What is being asked -> All of the listing below must be repeated word for word. Pictures are the only thing to omit.

Dataset extract ->
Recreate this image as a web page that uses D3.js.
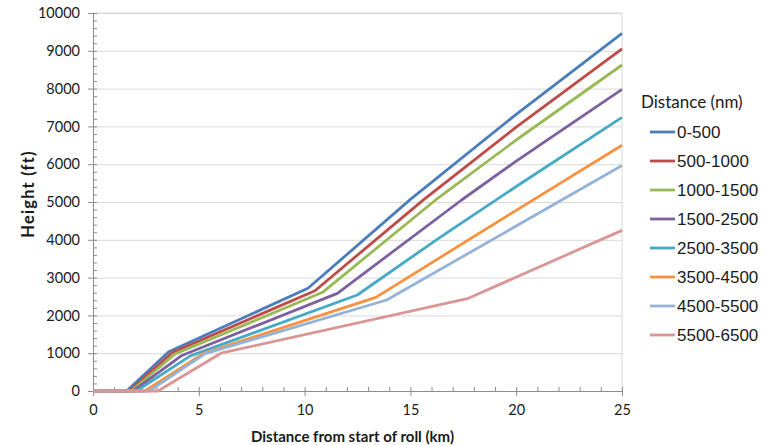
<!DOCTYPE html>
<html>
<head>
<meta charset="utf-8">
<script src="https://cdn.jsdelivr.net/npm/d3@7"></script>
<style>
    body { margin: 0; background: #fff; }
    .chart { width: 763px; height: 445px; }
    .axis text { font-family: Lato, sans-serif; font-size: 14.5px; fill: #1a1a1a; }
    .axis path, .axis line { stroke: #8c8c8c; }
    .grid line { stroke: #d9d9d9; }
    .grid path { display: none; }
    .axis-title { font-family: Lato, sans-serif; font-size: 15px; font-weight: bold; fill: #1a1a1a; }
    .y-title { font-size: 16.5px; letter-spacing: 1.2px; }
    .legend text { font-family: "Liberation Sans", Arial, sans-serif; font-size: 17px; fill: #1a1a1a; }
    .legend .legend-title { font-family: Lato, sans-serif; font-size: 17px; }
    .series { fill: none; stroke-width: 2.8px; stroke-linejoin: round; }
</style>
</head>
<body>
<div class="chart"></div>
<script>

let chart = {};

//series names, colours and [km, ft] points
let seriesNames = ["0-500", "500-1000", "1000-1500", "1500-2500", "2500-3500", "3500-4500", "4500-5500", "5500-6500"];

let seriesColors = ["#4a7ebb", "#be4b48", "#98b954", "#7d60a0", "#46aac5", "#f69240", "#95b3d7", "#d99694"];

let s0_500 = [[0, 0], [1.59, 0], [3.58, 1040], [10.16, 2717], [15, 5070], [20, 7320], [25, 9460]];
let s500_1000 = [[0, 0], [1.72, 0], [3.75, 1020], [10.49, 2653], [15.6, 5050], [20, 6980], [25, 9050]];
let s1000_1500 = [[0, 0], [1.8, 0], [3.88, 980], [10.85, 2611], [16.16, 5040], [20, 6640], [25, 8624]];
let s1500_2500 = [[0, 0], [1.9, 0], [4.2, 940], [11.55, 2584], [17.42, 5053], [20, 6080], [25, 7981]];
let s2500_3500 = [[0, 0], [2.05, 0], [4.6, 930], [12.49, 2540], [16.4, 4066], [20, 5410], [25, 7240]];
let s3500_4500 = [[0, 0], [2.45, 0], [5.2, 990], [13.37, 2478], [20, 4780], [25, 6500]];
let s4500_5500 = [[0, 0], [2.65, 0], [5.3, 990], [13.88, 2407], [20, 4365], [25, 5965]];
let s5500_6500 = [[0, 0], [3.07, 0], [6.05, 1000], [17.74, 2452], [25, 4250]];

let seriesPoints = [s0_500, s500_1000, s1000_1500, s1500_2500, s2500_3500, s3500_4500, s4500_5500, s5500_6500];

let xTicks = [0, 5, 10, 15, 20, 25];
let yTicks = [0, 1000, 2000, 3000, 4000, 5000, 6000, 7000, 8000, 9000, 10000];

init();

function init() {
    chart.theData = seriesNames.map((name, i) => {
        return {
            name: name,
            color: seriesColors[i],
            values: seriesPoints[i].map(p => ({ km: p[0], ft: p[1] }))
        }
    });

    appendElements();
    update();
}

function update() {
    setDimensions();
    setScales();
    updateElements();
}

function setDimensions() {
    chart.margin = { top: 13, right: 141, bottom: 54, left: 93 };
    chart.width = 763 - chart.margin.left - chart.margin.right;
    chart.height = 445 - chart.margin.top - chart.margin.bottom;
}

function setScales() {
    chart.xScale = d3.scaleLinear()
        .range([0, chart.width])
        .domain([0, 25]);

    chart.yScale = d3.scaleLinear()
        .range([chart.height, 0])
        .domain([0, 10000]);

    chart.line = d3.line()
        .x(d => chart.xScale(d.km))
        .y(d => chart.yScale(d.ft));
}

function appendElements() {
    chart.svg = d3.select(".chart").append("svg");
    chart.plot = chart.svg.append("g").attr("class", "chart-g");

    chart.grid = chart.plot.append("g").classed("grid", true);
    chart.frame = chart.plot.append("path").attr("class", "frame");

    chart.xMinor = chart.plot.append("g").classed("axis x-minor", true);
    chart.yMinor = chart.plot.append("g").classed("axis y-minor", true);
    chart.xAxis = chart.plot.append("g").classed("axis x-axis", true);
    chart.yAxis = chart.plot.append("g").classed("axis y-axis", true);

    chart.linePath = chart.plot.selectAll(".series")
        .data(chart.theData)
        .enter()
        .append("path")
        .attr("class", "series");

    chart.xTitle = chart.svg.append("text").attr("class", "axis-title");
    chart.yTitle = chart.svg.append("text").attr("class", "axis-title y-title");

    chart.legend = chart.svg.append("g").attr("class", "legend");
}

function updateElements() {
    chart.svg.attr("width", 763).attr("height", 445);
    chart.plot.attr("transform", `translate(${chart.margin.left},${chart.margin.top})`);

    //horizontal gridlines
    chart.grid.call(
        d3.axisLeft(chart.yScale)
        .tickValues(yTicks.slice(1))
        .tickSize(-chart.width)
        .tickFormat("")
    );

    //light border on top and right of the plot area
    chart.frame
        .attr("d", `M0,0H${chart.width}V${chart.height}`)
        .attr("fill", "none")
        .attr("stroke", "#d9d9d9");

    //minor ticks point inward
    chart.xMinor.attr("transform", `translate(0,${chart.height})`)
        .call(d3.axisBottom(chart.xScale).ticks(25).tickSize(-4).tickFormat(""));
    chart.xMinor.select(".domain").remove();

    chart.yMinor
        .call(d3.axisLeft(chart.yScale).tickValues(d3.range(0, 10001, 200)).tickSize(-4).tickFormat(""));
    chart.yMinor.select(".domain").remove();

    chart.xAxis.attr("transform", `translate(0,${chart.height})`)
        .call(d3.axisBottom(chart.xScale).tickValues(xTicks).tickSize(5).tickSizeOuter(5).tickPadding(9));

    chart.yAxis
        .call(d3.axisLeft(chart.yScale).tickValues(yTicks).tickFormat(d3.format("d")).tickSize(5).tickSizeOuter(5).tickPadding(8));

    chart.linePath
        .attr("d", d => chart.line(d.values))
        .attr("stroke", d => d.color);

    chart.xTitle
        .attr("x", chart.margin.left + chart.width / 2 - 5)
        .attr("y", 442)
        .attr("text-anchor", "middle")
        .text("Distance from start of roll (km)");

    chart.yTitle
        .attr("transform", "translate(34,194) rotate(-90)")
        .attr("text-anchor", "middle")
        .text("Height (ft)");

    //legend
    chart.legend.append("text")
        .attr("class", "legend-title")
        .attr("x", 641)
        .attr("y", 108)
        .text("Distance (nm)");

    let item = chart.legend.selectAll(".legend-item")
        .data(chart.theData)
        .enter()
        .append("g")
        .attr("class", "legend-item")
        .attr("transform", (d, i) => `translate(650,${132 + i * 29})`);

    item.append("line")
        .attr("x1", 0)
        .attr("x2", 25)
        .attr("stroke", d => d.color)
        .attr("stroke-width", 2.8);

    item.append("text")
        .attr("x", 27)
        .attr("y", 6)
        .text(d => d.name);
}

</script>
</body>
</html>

Exercise output ->
Recreate this image as a web page that uses D3.js.
<!DOCTYPE html>
<html>
<head>
<meta charset="utf-8">
<script src="https://cdn.jsdelivr.net/npm/d3@7"></script>
<style>
    body { margin: 0; background: #fff; }
    .chart { width: 763px; height: 445px; }
    .axis text { font-family: Lato, sans-serif; font-size: 14.5px; fill: #1a1a1a; }
    .axis path, .axis line { stroke: #8c8c8c; }
    .grid line { stroke: #d9d9d9; }
    .grid path { display: none; }
    .axis-title { font-family: Lato, sans-serif; font-size: 15px; font-weight: bold; fill: #1a1a1a; }
    .y-title { font-size: 16.5px; letter-spacing: 1.2px; }
    .legend text { font-family: "Liberation Sans", Arial, sans-serif; font-size: 17px; fill: #1a1a1a; }
    .legend .legend-title { font-family: Lato, sans-serif; font-size: 17px; }
    .series { fill: none; stroke-width: 2.8px; stroke-linejoin: round; }
</style>
</head>
<body>
<div class="chart"></div>
<script>

let chart = {};

//series names, colours and [km, ft] points
let seriesNames = ["0-500", "500-1000", "1000-1500", "1500-2500", "2500-3500", "3500-4500", "4500-5500", "5500-6500"];

let seriesColors = ["#4a7ebb", "#be4b48", "#98b954", "#7d60a0", "#46aac5", "#f69240", "#95b3d7", "#d99694"];

let s0_500 = [[0, 0], [1.59, 0], [3.58, 1040], [10.16, 2717], [15, 5070], [20, 7320], [25, 9460]];
let s500_1000 = [[0, 0], [1.72, 0], [3.75, 1020], [10.49, 2653], [15.6, 5050], [20, 6980], [25, 9050]];
let s1000_1500 = [[0, 0], [1.8, 0], [3.88, 980], [10.85, 2611], [16.16, 5040], [20, 6640], [25, 8624]];
let s1500_2500 = [[0, 0], [1.9, 0], [4.2, 940], [11.55, 2584], [17.42, 5053], [20, 6080], [25, 7981]];
let s2500_3500 = [[0, 0], [2.05, 0], [4.6, 930], [12.49, 2540], [16.4, 4066], [20, 5410], [25, 7240]];
let s3500_4500 = [[0, 0], [2.45, 0], [5.2, 990], [13.37, 2478], [20, 4780], [25, 6500]];
let s4500_5500 = [[0, 0], [2.65, 0], [5.3, 990], [13.88, 2407], [20, 4365], [25, 5965]];
let s5500_6500 = [[0, 0], [3.07, 0], [6.05, 1000], [17.74, 2452], [25, 4250]];

let seriesPoints = [s0_500, s500_1000, s1000_1500, s1500_2500, s2500_3500, s3500_4500, s4500_5500, s5500_6500];

let xTicks = [0, 5, 10, 15, 20, 25];
let yTicks = [0, 1000, 2000, 3000, 4000, 5000, 6000, 7000, 8000, 9000, 10000];

init();

function init() {
    chart.theData = seriesNames.map((name, i) => {
        return {
            name: name,
            color: seriesColors[i],
            values: seriesPoints[i].map(p => ({ km: p[0], ft: p[1] }))
        }
    });

    appendElements();
    update();
}

function update() {
    setDimensions();
    setScales();
    updateElements();
}

function setDimensions() {
    chart.margin = { top: 13, right: 141, bottom: 54, left: 93 };
    chart.width = 763 - chart.margin.left - chart.margin.right;
    chart.height = 445 - chart.margin.top - chart.margin.bottom;
}

function setScales() {
    chart.xScale = d3.scaleLinear()
        .range([0, chart.width])
        .domain([0, 25]);

    chart.yScale = d3.scaleLinear()
        .range([chart.height, 0])
        .domain([0, 10000]);

    chart.line = d3.line()
        .x(d => chart.xScale(d.km))
        .y(d => chart.yScale(d.ft));
}

function appendElements() {
    chart.svg = d3.select(".chart").append("svg");
    chart.plot = chart.svg.append("g").attr("class", "chart-g");

    chart.grid = chart.plot.append("g").classed("grid", true);
    chart.frame = chart.plot.append("path").attr("class", "frame");

    chart.xMinor = chart.plot.append("g").classed("axis x-minor", true);
    chart.yMinor = chart.plot.append("g").classed("axis y-minor", true);
    chart.xAxis = chart.plot.append("g").classed("axis x-axis", true);
    chart.yAxis = chart.plot.append("g").classed("axis y-axis", true);

    chart.linePath = chart.plot.selectAll(".series")
        .data(chart.theData)
        .enter()
        .append("path")
        .attr("class", "series");

    chart.xTitle = chart.svg.append("text").attr("class", "axis-title");
    chart.yTitle = chart.svg.append("text").attr("class", "axis-title y-title");

    chart.legend = chart.svg.append("g").attr("class", "legend");
}

function updateElements() {
    chart.svg.attr("width", 763).attr("height", 445);
    chart.plot.attr("transform", `translate(${chart.margin.left},${chart.margin.top})`);

    //horizontal gridlines
    chart.grid.call(
        d3.axisLeft(chart.yScale)
        .tickValues(yTicks.slice(1))
        .tickSize(-chart.width)
        .tickFormat("")
    );

    //light border on top and right of the plot area
    chart.frame
        .attr("d", `M0,0H${chart.width}V${chart.height}`)
        .attr("fill", "none")
        .attr("stroke", "#d9d9d9");

    //minor ticks point inward
    chart.xMinor.attr("transform", `translate(0,${chart.height})`)
        .call(d3.axisBottom(chart.xScale).ticks(25).tickSize(-4).tickFormat(""));
    chart.xMinor.select(".domain").remove();

    chart.yMinor
        .call(d3.axisLeft(chart.yScale).tickValues(d3.range(0, 10001, 200)).tickSize(-4).tickFormat(""));
    chart.yMinor.select(".domain").remove();

    chart.xAxis.attr("transform", `translate(0,${chart.height})`)
        .call(d3.axisBottom(chart.xScale).tickValues(xTicks).tickSize(5).tickSizeOuter(5).tickPadding(9));

    chart.yAxis
        .call(d3.axisLeft(chart.yScale).tickValues(yTicks).tickFormat(d3.format("d")).tickSize(5).tickSizeOuter(5).tickPadding(8));

    chart.linePath
        .attr("d", d => chart.line(d.values))
        .attr("stroke", d => d.color);

    chart.xTitle
        .attr("x", chart.margin.left + chart.width / 2 - 5)
        .attr("y", 442)
        .attr("text-anchor", "middle")
        .text("Distance from start of roll (km)");

    chart.yTitle
        .attr("transform", "translate(34,194) rotate(-90)")
        .attr("text-anchor", "middle")
        .text("Height (ft)");

    //legend
    chart.legend.append("text")
        .attr("class", "legend-title")
        .attr("x", 641)
        .attr("y", 108)
        .text("Distance (nm)");

    let item = chart.legend.selectAll(".legend-item")
        .data(chart.theData)
        .enter()
        .append("g")
        .attr("class", "legend-item")
        .attr("transform", (d, i) => `translate(650,${132 + i * 29})`);

    item.append("line")
        .attr("x1", 0)
        .attr("x2", 25)
        .attr("stroke", d => d.color)
        .attr("stroke-width", 2.8);

    item.append("text")
        .attr("x", 27)
        .attr("y", 6)
        .text(d => d.name);
}

</script>
</body>
</html>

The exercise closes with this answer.